Embedded software and electronics represent an increasing percentage of the engineering content of an automobile. By 2010, electronics are expected to comprise 40 percent of automotive material costs, up from 10 percent in 1970 . Embedded software and electronics are used across the car's functional areas, replacing or simplifying mechanical and hydraulic systems in core functions, such as steering and braking, and implementing advanced features, such as active safety systems and driver information systems, that add significant customer value in terms of convenience, comfort, and safety.
However, the rapid growth in complexity of embedded software and electronics coupled with the difficulty of testing and verifying these systems has been associated with a rise in quality issues and recalls. According to IBM Corporation, automakers spend two to three billion dollars a year to fix software problems and 32 percent of auto warranty claims in the United States are for software- or electronics-related issues.

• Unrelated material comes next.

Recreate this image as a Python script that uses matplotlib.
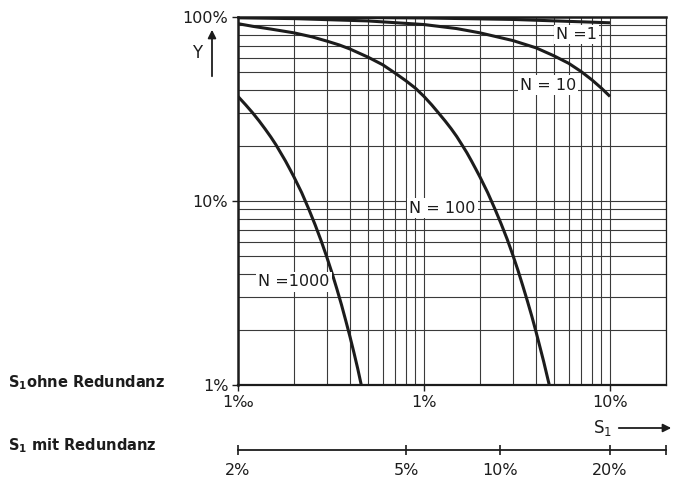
import matplotlib
matplotlib.use("Agg")
import matplotlib.pyplot as plt
from matplotlib.ticker import LogLocator, NullFormatter, NullLocator

# ---------------- data ----------------
s_n1 = [0.001, 0.003, 0.01, 0.03, 0.1]
y_n1 = [0.999, 0.996, 0.988, 0.97, 0.93]

s_n10 = [0.001, 0.002, 0.005, 0.01, 0.015, 0.02, 0.03, 0.04, 0.05, 0.06, 0.07, 0.08, 0.09, 0.1]
y_n10 = [0.99, 0.98, 0.952, 0.91, 0.865, 0.82, 0.745, 0.68, 0.615, 0.56, 0.505, 0.455, 0.41, 0.37]

s_n100 = [0.001, 0.0012, 0.0015, 0.002, 0.0025, 0.003, 0.0035, 0.004, 0.005, 0.006,
          0.007, 0.008, 0.009, 0.01, 0.011, 0.012, 0.013, 0.014, 0.015, 0.016,
          0.017, 0.018, 0.019, 0.02, 0.022, 0.024, 0.026, 0.028, 0.03, 0.032,
          0.034, 0.036, 0.038, 0.04, 0.042, 0.044, 0.046, 0.0475]
y_n100 = [0.92, 0.89, 0.86, 0.82, 0.78, 0.74, 0.705, 0.67, 0.605, 0.55,
          0.495, 0.45, 0.41, 0.37, 0.333, 0.30, 0.272, 0.247, 0.224, 0.202,
          0.183, 0.165, 0.149, 0.135, 0.111, 0.091, 0.075, 0.062, 0.051, 0.042,
          0.0345, 0.0285, 0.0236, 0.0195, 0.0161, 0.0134, 0.0111, 0.0097]

s_n1000 = [0.001, 0.0011, 0.0012, 0.0013, 0.0014, 0.0015, 0.0016, 0.0017, 0.0018, 0.0019,
           0.002, 0.0022, 0.0024, 0.0026, 0.0028, 0.003, 0.0032, 0.0034, 0.0036, 0.0038,
           0.004, 0.0042, 0.0044, 0.0046, 0.0047]
y_n1000 = [0.37, 0.333, 0.301, 0.272, 0.246, 0.223, 0.202, 0.182, 0.165, 0.149,
           0.135, 0.111, 0.0905, 0.0741, 0.0607, 0.0497, 0.0407, 0.0333, 0.0273, 0.0223,
           0.0183, 0.0150, 0.0123, 0.0100, 0.0091]

curve_labels = ["N =1", "N = 10", "N = 100", "N =1000"]

x_ticks = [0.001, 0.01, 0.1]
x_ticklabels = ["1‰", "1%", "10%"]
y_ticks = [0.01, 0.1, 1.0]
y_ticklabels = ["1%", "10%", "100%"]

# second scale: "S1 mit Redundanz" values located at these "ohne" values
mit_at_ohne = [0.001, 0.008, 0.0257, 0.1, 0.2]
mit_labels = ["2%", "5%", "10%", "20%", ""]

# ---------------- figure ----------------
W, H = 675, 479
fig = plt.figure(figsize=(W / 100, H / 100), dpi=100)
fig.patch.set_facecolor("white")

ink = "#1c1c1c"
gridc = "#3a3a3a"

L, R, T, B = 238, 666, 17, 385
ax = fig.add_axes([L / W, 1 - B / H, (R - L) / W, (B - T) / H])
ax.set_xscale("log")
ax.set_yscale("log")
ax.set_xlim(0.001, 0.2)
ax.set_ylim(0.01, 1.0)

ax.xaxis.set_minor_locator(LogLocator(base=10, subs=range(2, 10)))
ax.yaxis.set_minor_locator(LogLocator(base=10, subs=range(2, 10)))
ax.xaxis.set_minor_formatter(NullFormatter())
ax.yaxis.set_minor_formatter(NullFormatter())
ax.grid(True, which="both", color=gridc, linewidth=0.8)
ax.set_axisbelow(True)
ax.tick_params(which="minor", length=0)
ax.tick_params(which="major", length=4, width=1, color=ink, direction="out",
               labelsize=11.5, labelcolor=ink, pad=3)

ax.set_xticks(x_ticks)
ax.set_xticklabels(x_ticklabels)
ax.set_yticks(y_ticks)
ax.set_yticklabels(y_ticklabels)

for side, lw in [("left", 1.8), ("bottom", 1.6), ("top", 1.8), ("right", 0.9)]:
    ax.spines[side].set_linewidth(lw)
    ax.spines[side].set_color(ink)

lw_curve = 2.2
for s, y in [(s_n1, y_n1), (s_n10, y_n10), (s_n100, y_n100), (s_n1000, y_n1000)]:
    ax.plot(s, y, color=ink, linewidth=lw_curve, solid_capstyle="butt",
            solid_joinstyle="round", zorder=3)

label_pos = [(0.066, 0.80), (0.0465, 0.427), (0.0126, 0.0916), (0.0020, 0.0363)]
for txt, (xx, yy) in zip(curve_labels, label_pos):
    ax.text(xx, yy, txt, fontsize=11.5, color=ink, ha="center", va="center", zorder=4,
            bbox=dict(facecolor="white", edgecolor="none", pad=1.5))

# ---------------- second scale (mit Redundanz) ----------------
ax2 = fig.add_axes([L / W, 1 - 450 / H, (R - L) / W, 0.0001])
ax2.set_xscale("log")
ax2.set_xlim(0.001, 0.2)
ax2.patch.set_visible(False)
for side in ["left", "right", "top"]:
    ax2.spines[side].set_visible(False)
ax2.spines["bottom"].set_linewidth(1.3)
ax2.spines["bottom"].set_color(ink)
ax2.set_yticks([])
ax2.set_xticks(mit_at_ohne)
ax2.set_xticklabels(mit_labels)
ax2.xaxis.set_minor_locator(NullLocator())
ax2.xaxis.set_minor_formatter(NullFormatter())
ax2.tick_params(axis="x", which="major", direction="inout", length=7, width=1.2,
                color=ink, labelsize=11.5, labelcolor=ink, pad=6)

# ---------------- annotations ----------------
def fp(px, py):
    return (px, H - py)

# Y label with upward arrow
fig.text(197 / W, 1 - 53 / H, "Y", fontsize=12, color=ink, ha="center", va="center")
ax.annotate("", xy=fp(212, 27), xycoords="figure pixels",
            xytext=fp(212, 79), textcoords="figure pixels",
            arrowprops=dict(arrowstyle="-|>", color=ink, lw=1.3, mutation_scale=12))

# S1 label with right arrow
fig.text(603 / W, 1 - 428 / H, r"S$_1$", fontsize=12, color=ink, ha="center", va="center")
ax.annotate("", xy=fp(674, 428), xycoords="figure pixels",
            xytext=fp(616, 428), textcoords="figure pixels",
            arrowprops=dict(arrowstyle="-|>", color=ink, lw=1.3, mutation_scale=12))

fig.text(8 / W, 1 - 383 / H, r"S$_\mathbf{1}$ohne Redundanz", fontsize=10.5, fontweight="bold",
         color=ink, ha="left", va="center")
fig.text(8 / W, 1 - 446 / H, r"S$_\mathbf{1}$ mit Redundanz", fontsize=10.5, fontweight="bold",
         color=ink, ha="left", va="center")

fig.savefig("out.png", dpi=100, facecolor="white")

Model-Based Design has become the preferred approach for developing automotive embedded software because it improves the specification, design, and implementation phases. Now, new tools and capabilities are available for Model-Based Design that help address test and verification challenges, improving embedded software quality and shortening the test and verification cycle.
Model-based design for test and verification
Automotive engineers typically use models when developing functions that will run on an electronic control unit (ECU). The models in this Model-Based Design are used in multiple ways: to provide executable specifications, to analyze the system's dynamic behavior, to simulate system components and environmental conditions that reduce or eliminate the need for costly physical prototypes, and to design the algorithms. Furthermore, automatic code generation from these models has become an accepted way to implement production ECU software. In the coming years, it is expected to become the primary approach for implementing embedded control software in many automotive companies.
From a quality perspective, automatic code generation already helps by optimizing the design through analysis and simulation, as well as by the repeatable quality of automatically generated code. In addition, code can be generated from system-component and environmental models to generate hardware-in-the-loop tests.
Now, new and enhanced approaches can leverage these same models in more diverse and powerful ways – including requirements-based testing, coverage analysis, and test generation – to accelerate and improve the test and verification activities for today's complex embedded systems, including both embedded software and electronic components.
Tracing and checking requirements
Most software or process standards, such as CMM-I, require bidirectional traceability of the design to the requirements throughout development. The implementation code must also be traceable to the design, so that it may be reviewed and verified. Tools for Model-Based Design can link the textual requirements, captured in Excel, Word, or a requirement-management tool, to the model (the design). Any requirement that isn't satisfied in the design can be flagged, as can any design element that doesn't match to a requirement. If a requirement (or design) is changed, the tools indicate which corresponding design elements (or requirements) might be affected. In addition, the automatic code generator can insert HTML links into the generated C code so that the implementation can be traced back to the model, which is especially important for safety-critical systems. Together, these capabilities provide a complete traceability path from the code to the requirements (Figure 1).
1. An implementation of requirements tracing.
In addition to linking requirements to the design, tools for Model-Based Design offer capabilities for confirming that the design satisfies certain requirements. These requirements are inserted in the design model as properties (or assertions), and formal-method algorithms determine mathematically whether the properties are satisfied for all valid situations. If a scenario exists that would violate the property, the formal-method tool generates a counterexample, which the engineer can use in simulations and add to the test plan.
Model style checking
During the design phase, an initial high-level model is transformed into a model suitable for implementation purposes, including characteristics that are needed for implementation, such as fixed-point details, and removing portions that will not be implemented. In the same way that software engineers establish source-code style guidelines to make the code easier to read, test, and implement, engineers working with Model-Based Design establish model style guidelines to ensure that the model can be implemented and to facilitate understanding and testing of the model.
Depending on the desired workflow and whether a design represents a new feature or a modification to an existing feature, there are two approaches: limit the options available from the beginning to the designer, or apply checks later to the design as it is being transformed.
In the first approach, frequently used in safety-critical systems or designs that are small modifications of an existing implementation, the constraints are applied at the outset. Typically, this strategy is based on defining a constrained subset of model components (blocks or state machines), modeling constructs (how blocks are connected), and other settings (e.g., fixed-point aspects) that do not need to be checked manually in each design, because they can be checked systemically by the tools.
In the second approach, the model is checked against guidelines sometime later in the development process. This deferred checking enables the designer to start with an unfettered design, then gradually constrain and transform the design into a robust and testable implementation. Ideally, this model-checking is done in the modeling environment so that the developer can quickly flag issues and edit the design in an efficient and iterative manner.
Recently tools have been introduced that enable an engineering team to define and customize a set of model-checking rules, apply it to models, and address the exceptions immediately.